Two-stage algorithm. The two-stage algorithms are widely used to solve image processing problems such as Image Super-Resolution [24], single-image reflection removal [25], segmentation task [26,27], intrusion detection [28], eigenvalues Detection [29], image restoration [30] and image denoising [31,32]. For example, Fan et al. [24] achieved the optimal balance between accuracy and speed by employing a deep residual design with constrained depth and combining the two-stage structure with the lightweight two-layer PConv residual block design. Li et al. [25] proposed a novel two-stage network, named the Reflection-Aware Guided Network (RAGNet), for single-image reflection removal tasks.
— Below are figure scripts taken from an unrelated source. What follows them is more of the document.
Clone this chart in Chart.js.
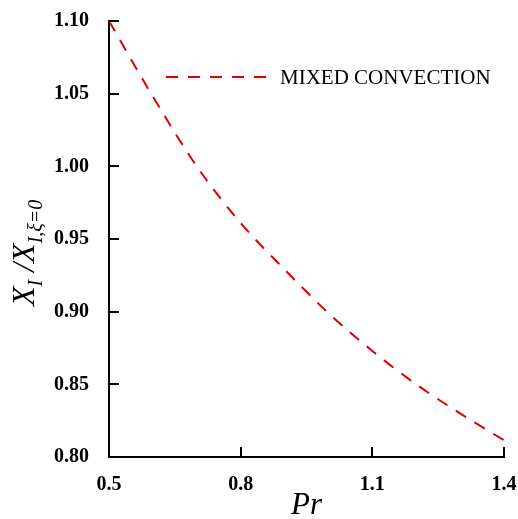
<!DOCTYPE html>
<html>
<head>
<meta charset="utf-8">
<script src="https://cdn.jsdelivr.net/npm/chart.js@4/dist/chart.umd.min.js"></script>
<style>
  html, body { margin: 0; padding: 0; background: #fff; }
  #wrap { width: 518px; height: 519px; }
</style>
</head>
<body>
<div id="wrap"><canvas id="chart" width="518" height="519"></canvas></div>
<script>
// values
const prValues = [0.5, 0.6, 0.7, 0.8, 0.9, 1.0, 1.1, 1.2, 1.3, 1.4];
const ratioValues = [1.100, 1.048, 1.000, 0.961, 0.929, 0.899, 0.873, 0.850, 0.830, 0.8115];
const xTicks = [0.5, 0.8, 1.1, 1.4];
const yTicks = [0.80, 0.85, 0.90, 0.95, 1.00, 1.05, 1.10];
const seriesName = 'MIXED CONVECTION';

const red = 'rgb(220,0,0)';
const serif = '"Liberation Serif", "Times New Roman", serif';

// inward ticks, legend and the y title with subscripts
const decorations = {
    id: 'decorations',
    afterDraw(chart) {
        const ctx = chart.ctx;
        const x = chart.scales.x, y = chart.scales.y;
        const area = chart.chartArea;
        ctx.save();
        ctx.strokeStyle = '#000';
        ctx.lineWidth = 2;
        xTicks.forEach(v => {
            const px = Math.round(x.getPixelForValue(v));
            ctx.beginPath();
            ctx.moveTo(px, area.bottom);
            ctx.lineTo(px, area.bottom - 10);
            ctx.stroke();
        });
        yTicks.forEach(v => {
            const py = Math.round(y.getPixelForValue(v));
            ctx.beginPath();
            ctx.moveTo(area.left, py);
            ctx.lineTo(area.left + 10, py);
            ctx.stroke();
        });

        // legend
        ctx.strokeStyle = red;
        ctx.setLineDash([12, 10]);
        ctx.beginPath();
        ctx.moveTo(166, 77);
        ctx.lineTo(266, 77);
        ctx.stroke();
        ctx.setLineDash([]);
        ctx.fillStyle = '#000';
        ctx.font = '21px ' + serif;
        ctx.textBaseline = 'alphabetic';
        ctx.textAlign = 'left';
        ctx.fillText(seriesName, 280, 84);

        // y title: X_I /X_{I,ξ=0}
        ctx.translate(34, 306);
        ctx.rotate(-Math.PI / 2);
        let cx = 0;
        const big = 'italic 32px ' + serif;
        const small = 'italic 20px ' + serif;
        const part = (t, f, dy) => {
            ctx.font = f;
            ctx.fillText(t, cx, dy);
            cx += ctx.measureText(t).width;
        };
        part('X', big, 0);
        part('I', small, 8);
        part(' /', big, 0);
        part('X', big, 0);
        part('I,ξ=0', small, 8);
        ctx.restore();
    }
};

new Chart(document.getElementById('chart'), {
    type: 'line',
    data: {
        datasets: [{
            label: seriesName,
            data: prValues.map((v, i) => ({ x: v, y: ratioValues[i] })),
            borderColor: red,
            borderWidth: 2,
            borderDash: [12, 10],
            pointRadius: 0,
            cubicInterpolationMode: 'monotone',
            fill: false
        }]
    },
    options: {
        responsive: false,
        animation: false,
        layout: { padding: { left: 0, top: 21, right: 14, bottom: 0 } },
        plugins: { legend: { display: false }, tooltip: { enabled: false } },
        scales: {
            x: {
                type: 'linear',
                min: 0.5,
                max: 1.4,
                afterBuildTicks: s => { s.ticks = xTicks.map(v => ({ value: v })); },
                afterFit: s => { s.height = 62; s.paddingLeft = 0; s.paddingRight = 0; },
                grid: { display: false },
                border: { display: true, color: '#000', width: 2 },
                ticks: {
                    color: '#000',
                    padding: 8,
                    maxRotation: 0,
                    font: { family: serif, size: 20, weight: 'bold' },
                    callback: v => v.toFixed(1)
                },
                title: {
                    display: true,
                    text: 'Pr',
                    color: '#000',
                    padding: { top: 0, bottom: -5 },
                    font: { family: serif, size: 31, style: 'italic' }
                }
            },
            y: {
                type: 'linear',
                min: 0.80,
                max: 1.10,
                afterBuildTicks: s => { s.ticks = yTicks.map(v => ({ value: v })); },
                afterFit: s => { s.width = 109; s.paddingTop = 0; s.paddingBottom = 0; },
                grid: { display: false },
                border: { display: true, color: '#000', width: 2 },
                ticks: {
                    color: '#000',
                    padding: 12,
                    font: { family: serif, size: 20, weight: 'bold' },
                    callback: v => v.toFixed(2)
                }
            }
        }
    },
    plugins: [decorations]
});
</script>
</body>
</html>
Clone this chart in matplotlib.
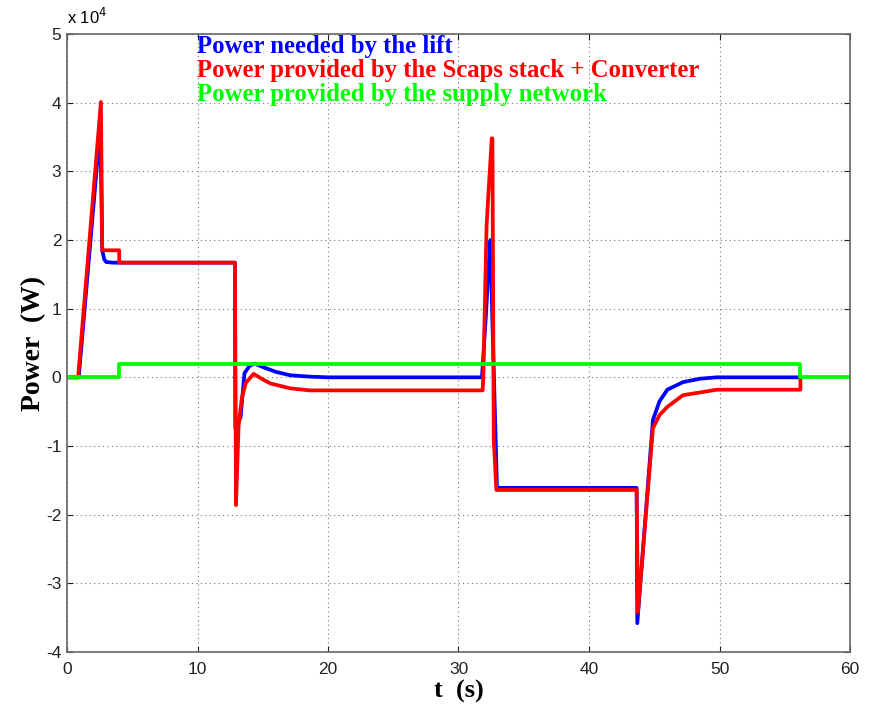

This approach alleviates the limitations of most existing methods in utilizing the results from the previous stage to guide transmission estimation. Wang et al. [26] proposed a two-stage segmentation network to incorporate the global and local image region fitting energies by using popular active contours. The first stage of the network uses the Gaussian distribution for coarse features, while the second stage refines the local details based on the results obtained in the previous stage, which are effective for synthetical and real-world images. Ong et al. [27] designed a two-stage hierarchical artificial neural network. The first stage was responsible for capturing the main colors from the fixed feature map in an unsupervised manner, while the second stage controlled the number of color clusters for segmentation quality improvement. For single-image super-resolution, Chen et al. [30] proposed a two-step restoration approach to predict missing region features when object features are severely missing. This method significantly improves texture blurring and feature discontinuity issues. Cai et al. [31] utilized a two-phase approach to restore images corrupted by blur and impulse noise by identifying outlier candidates in the first stage and employing variational methods in the second stage. Tian et al. [32] expanded the three-stage network based on CNN by incorporating wavelet transform for image denoising. Although two-stage algorithms are widely applicable to image processing tasks, most existing methods neglect the interaction between the two stages, which results in the limited performance of the models.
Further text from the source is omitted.